Enabling Cost-Based Optimization

This page walks you through the steps to enable cost-based optimization.

1. Before you begin

  • You have created a query that contains a SELECT statement that uses a path pattern in its FROM clause with one or more hops.

  • You have the privilege to install queries on the graph where you are operating.

2. Procedure

The following is the procedure to enable cost-based optimization when installing a query.

2.1. Identify referenced types and attributes

You need to identify the vertex and edge types for which you need to compute the following statistics:

  • Cardinality: the number of instances for each type

  • Histogram: the distribution of values for an attribute

2.1.1. Cardinality

You need to compute cardinality data for the following vertex and edge types:

  • Any vertex type referenced in the path pattern of a FROM clause.

  • Any refined edge type. A refined edge type means an edge type with a specified pair of from and to vertex types as well as their reverse edge types if they exist.

2.1.2. Histogram

You need to compute histograms for the following attributes:

  • Any vertex attribute referenced in a WHERE clause in a SELECT statement in the query.

  • Any refined edge type attribute referenced in a WHERE clause in a SELECT statement in the query.

    • A refined edge type means an edge type with a specified pair of from and to vertex types as well as their reverse edge types if they exist.

If you are not sure which types and attributes you need to compute histogram data for a query, you can try installing that query with the cost-based optimizer enabled first. The optimizer produces a helpful recommendation if it sees any types/attributes that don’t have statistics computed for them.

For example, to optimize the following query:

CREATE OR REPLACE QUERY example3() FOR GRAPH ldbc_snb SYNTAX V2 {

 vSet = SELECT p
        FROM Tag:t - (<HAS_TAG) - Comment:m - (<LIKES:e) - Person:p
        WHERE p.gender == "female" AND t.id != 100 AND e.creationDate >  to_datetime("2010-10-01 16:00")
        LIMIT 50;
        PRINT vSet;
}

You need the following histogram statistics:

  • gender attribute of type Person

  • id attribute of type Tag

  • creationDate attribute of type LIKES from Person to Comment.

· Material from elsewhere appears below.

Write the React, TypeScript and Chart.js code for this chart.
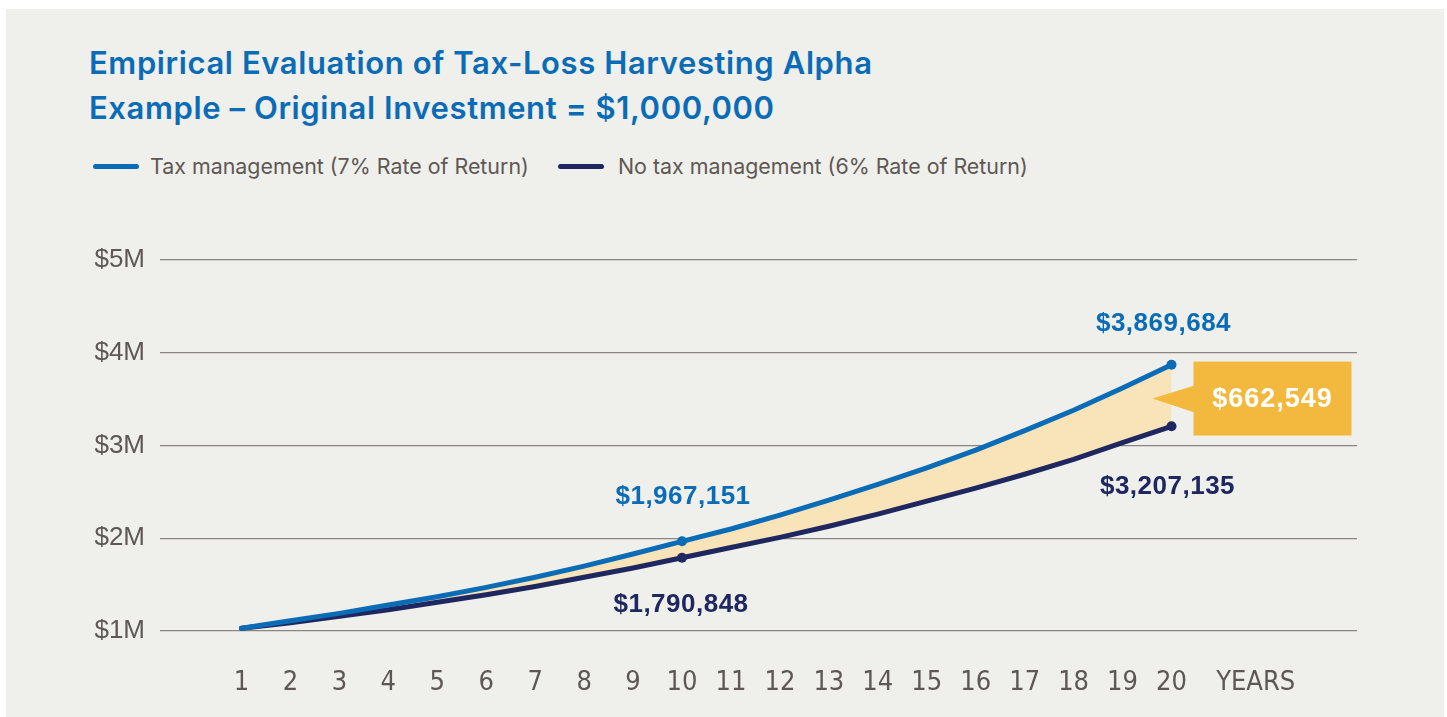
import React, { useEffect, useRef } from "react";
import { Chart, registerables } from "chart.js";

Chart.register(...registerables);

const years: number[] = [1, 2, 3, 4, 5, 6, 7, 8, 9, 10, 11, 12, 13, 14, 15, 16, 17, 18, 19, 20];
// values in $ millions
const taxManaged: number[] = [1.03, 1.11, 1.19, 1.28, 1.37, 1.47, 1.58, 1.70, 1.83, 1.967, 2.10, 2.25, 2.41, 2.58, 2.76, 2.95, 3.16, 3.38, 3.62, 3.87];
const noTaxManaged: number[] = [1.03, 1.09, 1.16, 1.23, 1.31, 1.39, 1.48, 1.58, 1.68, 1.79, 1.90, 2.01, 2.13, 2.26, 2.40, 2.54, 2.69, 2.85, 3.03, 3.207];
const yTickValues: number[] = [1, 2, 3, 4, 5];
const yTickLabels: string[] = ["$1M", "$2M", "$3M", "$4M", "$5M"];
const yearsAxisTitle = "YEARS";
const yearsAxisTitlePos = 21.72;
const markedIndices: number[] = [9, 19];
const taxManagedLabels: string[] = ["$1,967,151", "$3,869,684"];
const noTaxManagedLabels: string[] = ["$1,790,848", "$3,207,135"];
const differenceLabel = "$662,549";
const seriesNames: string[] = ["Tax management (7% Rate of Return)", "No tax management (6% Rate of Return)"];

const BLUE = "#0a6cb6";
const NAVY = "#1e2760";
const FILL = "#f9e3b9";
const GOLD = "#f3b93f";
const GREY_TEXT = "#5e5854";
const BG = "#efefeb";

const annotationPlugin = {
  id: "annotations",
  afterDatasetsDraw(chart: any) {
    const { ctx } = chart;
    const xs = chart.scales.x;
    const ys = chart.scales.y;
    ctx.save();
    ctx.font = "bold 26px 'Liberation Sans', Arial, sans-serif";
    (ctx as any).letterSpacing = "0.5px";
    ctx.textAlign = "center";
    ctx.textBaseline = "middle";
    const offsetsTop = [[1, -44], [-8, -41]];
    const offsetsBottom = [[-1, 47], [-4, 61]];
    markedIndices.forEach((idx, i) => {
      const x = xs.getPixelForValue(years[idx]);
      const yb = ys.getPixelForValue(taxManaged[idx]);
      const yn = ys.getPixelForValue(noTaxManaged[idx]);
      ctx.fillStyle = BLUE;
      ctx.fillText(taxManagedLabels[i], x + offsetsTop[i][0], yb + offsetsTop[i][1]);
      ctx.fillStyle = NAVY;
      ctx.fillText(noTaxManagedLabels[i], x + offsetsBottom[i][0], yn + offsetsBottom[i][1]);
    });
    // callout
    const last = years.length - 1;
    const lx = xs.getPixelForValue(years[last]);
    const ly = (ys.getPixelForValue(taxManaged[last]) + ys.getPixelForValue(noTaxManaged[last])) / 2 + 2;
    const tipX = lx - 19;
    const rectL = tipX + 41;
    const rectR = tipX + 199;
    const rectT = ly - 36;
    const rectB = ly + 38;
    ctx.fillStyle = GOLD;
    ctx.fillRect(rectL, rectT, rectR - rectL, rectB - rectT);
    ctx.beginPath();
    ctx.moveTo(tipX, ly + 1);
    ctx.lineTo(rectL + 1, ly - 12);
    ctx.lineTo(rectL + 1, ly + 15);
    ctx.closePath();
    ctx.fill();
    ctx.fillStyle = "#ffffff";
    (ctx as any).letterSpacing = "1px";
    ctx.font = "bold 27px 'Liberation Sans', Arial, sans-serif";
    ctx.fillText(differenceLabel, (rectL + rectR) / 2, ly + 2);
    ctx.restore();
  },
};

export default function App() {
  const canvasRef = useRef<HTMLCanvasElement | null>(null);

  useEffect(() => {
    const canvas = canvasRef.current;
    if (!canvas) return;
    const pointRadius = years.map((_, i) => (markedIndices.includes(i) ? 5 : 0));
    const chart = new Chart(canvas, {
      type: "line",
      data: {
        labels: years,
        datasets: [
          {
            label: seriesNames[0],
            data: years.map((y, i) => ({ x: y, y: taxManaged[i] })),
            borderColor: BLUE,
            backgroundColor: BLUE,
            borderWidth: 5,
            pointRadius,
            pointHoverRadius: pointRadius,
            pointBackgroundColor: BLUE,
            pointBorderWidth: 0,
            tension: 0,
            fill: { target: "+1", above: FILL, below: FILL },
            borderCapStyle: "round",
            borderJoinStyle: "round",
          },
          {
            label: seriesNames[1],
            data: years.map((y, i) => ({ x: y, y: noTaxManaged[i] })),
            borderColor: NAVY,
            backgroundColor: NAVY,
            borderWidth: 5,
            pointRadius,
            pointHoverRadius: pointRadius,
            pointBackgroundColor: NAVY,
            pointBorderWidth: 0,
            tension: 0,
            fill: false,
            borderCapStyle: "round",
            borderJoinStyle: "round",
          },
        ],
      },
      options: {
        animation: false,
        responsive: false,
        events: [],
        layout: { padding: { left: 0, right: 90, top: 260, bottom: 0 } },
        plugins: {
          legend: { display: false },
          tooltip: { enabled: false },
          title: { display: false },
          filler: { drawTime: "beforeDatasetsDraw" },
        },
        scales: {
          x: {
            type: "linear",
            min: -0.665,
            max: 23.79,
            grid: { display: false, drawTicks: false },
            border: { display: false },
            afterFit: (scale: any) => {
              scale.height = 86;
            },
            afterBuildTicks: (scale: any) => {
              scale.ticks = [...years, yearsAxisTitlePos].map((v) => ({ value: v }));
            },
            ticks: {
              autoSkip: false,
              maxRotation: 0,
              padding: 36,
              color: GREY_TEXT,
              font: { family: "'Liberation Sans Narrow', 'DejaVu Sans Condensed', sans-serif", size: 27 },
              callback: (v: any) => (v === yearsAxisTitlePos ? yearsAxisTitle : String(v)),
            },
          },
          y: {
            type: "linear",
            min: 1,
            max: 5,
            grid: { color: "#8a8580", lineWidth: 1.3, drawTicks: false },
            border: { display: false },
            afterFit: (scale: any) => {
              scale.width = 160;
            },
            afterBuildTicks: (scale: any) => {
              scale.ticks = yTickValues.map((v) => ({ value: v }));
            },
            ticks: {
              padding: 15,
              color: GREY_TEXT,
              font: { family: "'Liberation Sans', Arial, sans-serif", size: 26 },
              callback: (v: any) => yTickLabels[yTickValues.indexOf(Number(v))] ?? "",
            },
          },
        },
      },
      plugins: [annotationPlugin],
    } as any);
    return () => chart.destroy();
  }, []);

  const legendText: React.CSSProperties = {
    position: "absolute",
    top: 154,
    fontFamily: "Inter, 'Open Sans', sans-serif",
    fontSize: 21.4,
    lineHeight: "24px",
    color: GREY_TEXT,
    whiteSpace: "nowrap",
  };
  const legendLine = (left: number, color: string): React.CSSProperties => ({
    position: "absolute",
    left,
    top: 164,
    width: 46,
    height: 5,
    borderRadius: 3,
    background: color,
  });

  return (
    <div style={{ position: "fixed", left: 0, top: 0, width: 1447, height: 717, background: "#ffffff", overflow: "hidden" }}>
      <div style={{ position: "absolute", left: 6, top: 9, width: 1438, height: 708, background: BG }} />
      <div
        style={{
          position: "absolute",
          left: 89,
          top: 40,
          fontFamily: "Inter, 'Open Sans', sans-serif",
          fontWeight: 600,
          fontSize: 31,
          lineHeight: "45px",
          letterSpacing: "0.6px",
          color: BLUE,
          whiteSpace: "nowrap",
        }}
      >
        <div>Empirical Evaluation of Tax-Loss Harvesting Alpha</div>
        <div>Example – Original Investment = $1,000,000</div>
      </div>
      <div style={legendLine(93, BLUE)} />
      <div style={{ ...legendText, left: 150 }}>{seriesNames[0]}</div>
      <div style={legendLine(558, NAVY)} />
      <div style={{ ...legendText, left: 618 }}>{seriesNames[1]}</div>
      <canvas ref={canvasRef} width={1447} height={717} style={{ position: "absolute", left: 0, top: 0, width: 1447, height: 717 }} />
    </div>
  );
}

2.2. Compute cardinality data

To compute cardinality data (the count of each type), use the POST :14240/gsqlserver/gsql/stats/card endpoint.

For example, to compute the cardinality data of the vertex Person in graph ldbc_snb, make the following request:

curl -s --user tigergraph:tigergraph -X POST "http://localhost:14240/gsqlserver/gsql/stats/card?graph=ldbc_snb&vertex=Person"

For another example, to compute the cardinality data of the refined edge type LIKES from a Person vertex to a Comment vertex, make the following request:

curl -s --user tigergraph:tigergraph -X POST "http://localhost:14240/gsqlserver/gsql/stats/card?graph=ldbc_snb&edge=LIKES&from=Person&to=Comment"

For best results, compute the cardinality data for every type you identified in the previous step, each with its own request.

2.3. Compute histogram data

To compute histogram data, use the POST :14240/gsqlserver/gsql/stats/histogram endpoint.

For example, to compute the histogram data for attribute gender of vertex type Person on graph ldbc_snb, make the following request:

$ $ curl --user tigergraph:tigergraph -X POST \
"http://localhost:14240/gsqlserver/gsql/stats/histogram" \
-d '{"graph":"ldbc_snb", "vertex":"Person", "attribute":"gender", "buckets":10}'

To compute the histogram data for attribute creationDate of refined edge type LIKES from vertex type Person to vertex type Comment, make the following request:

$ curl -s --user tigergraph:tigergraph -X POST \
"http://localhost:14240/gsqlserver/gsql/stats/histogram" \
-d '{"graph":"ldbc_snb", "edge":"LIKES", "from":"Person", "to":"Comment", "attribute":"creationDate", "buckets":10}' | jq .

For best results, compute the histogram data for every attribute referenced in a WHERE clause of a SELECT statement.

2.4. Install query with -cost option

Now that the relevant statistics are available to the query optimizer, you can install the query with cost-based optimization. To use the cost-based optimization during installation, use the -cost option when installing the query.

For example, to install the query example3, run INSTALL QUERY example3 -cost.

Alternatively, set the cost_opt session parameter to true by running set cost_opt = true in the GSQL shell. This enables cost-based optimization for the rest of your GSQL session. You no long need to supply the -cost option when installing queries if the cost_opt parameter is set to true.

If you missed any cardinality or histogram data, the optimizer warns you about which types are missing, so you can compute the data for any missing type or attribute.